KNOXVILLE, Tenn. (Aug. 1, 2011) – Knox County Mayor Tim Burchett, Rep. Harry Brooks and others joined relatives of U.S. Army PFC Patrick Fitzgibbon in naming a Rutledge Pike bridge in honor of the fallen Knox County veteran. PFC Fitzgibbon was killed in combat Aug. 1, 2009 while serving in Mushan village, Afghanistan. He was awarded the Bronze Star medal posthumously.
Mayor Burchett spoke about the importance of honoring our military veterans, and especially recognizing those who have given their lives in the service of this country. After speaking, Mayor Burchett and the Fitzgibbon family formally dedicated the PFC Patrick Fitzgibbon Bronze Star Memorial Bridge with the unveiling of the sign. Commissioner's Jeff Ownby and Ed Shouse were also in attendance.
“My father was a veteran and served during World War II in the Marine Corps, and I had an uncle in the U.S. Army who died on D-Day and whose 48-star flag hangs in my office,” Mayor Burchett said. “To this day, my mother tears up when she hears the National Anthem. I just hope that people will drive across that bridge and remember the cost of freedom and just how precious it is.”

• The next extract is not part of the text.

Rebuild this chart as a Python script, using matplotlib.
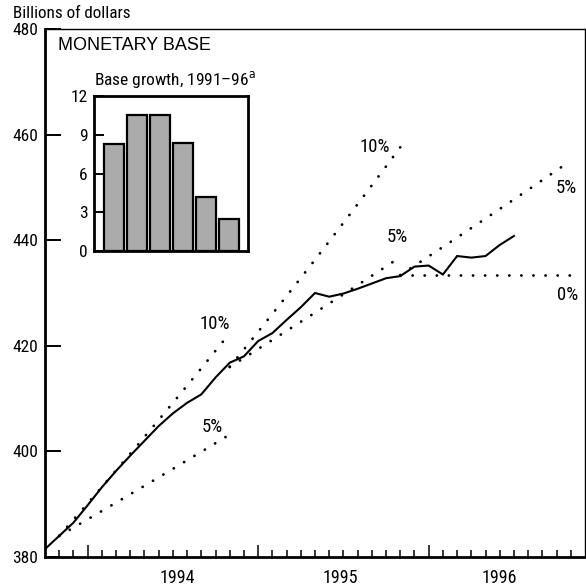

Members of the East Tennessee Patriot Guard Riders kicked off the event with a memorial ride across the bridge, followed by a ceremonial balloon release, taps and a 3-volley salute in honor of PFC Fitzgibbon.
Fitzgibbon attended South Doyle High School and earned his GED before joining the Army in December 2009. He was a member of the 1st Battalion, 12th Infantry Regiment, 4th Brigade Combat Team, 4th Infantry Division. He was 19 years old.
The PFC Patrick Fitzgibbon Bronze Star Memorial Bridge is located on Rutledge Pike at Cement Plant Road.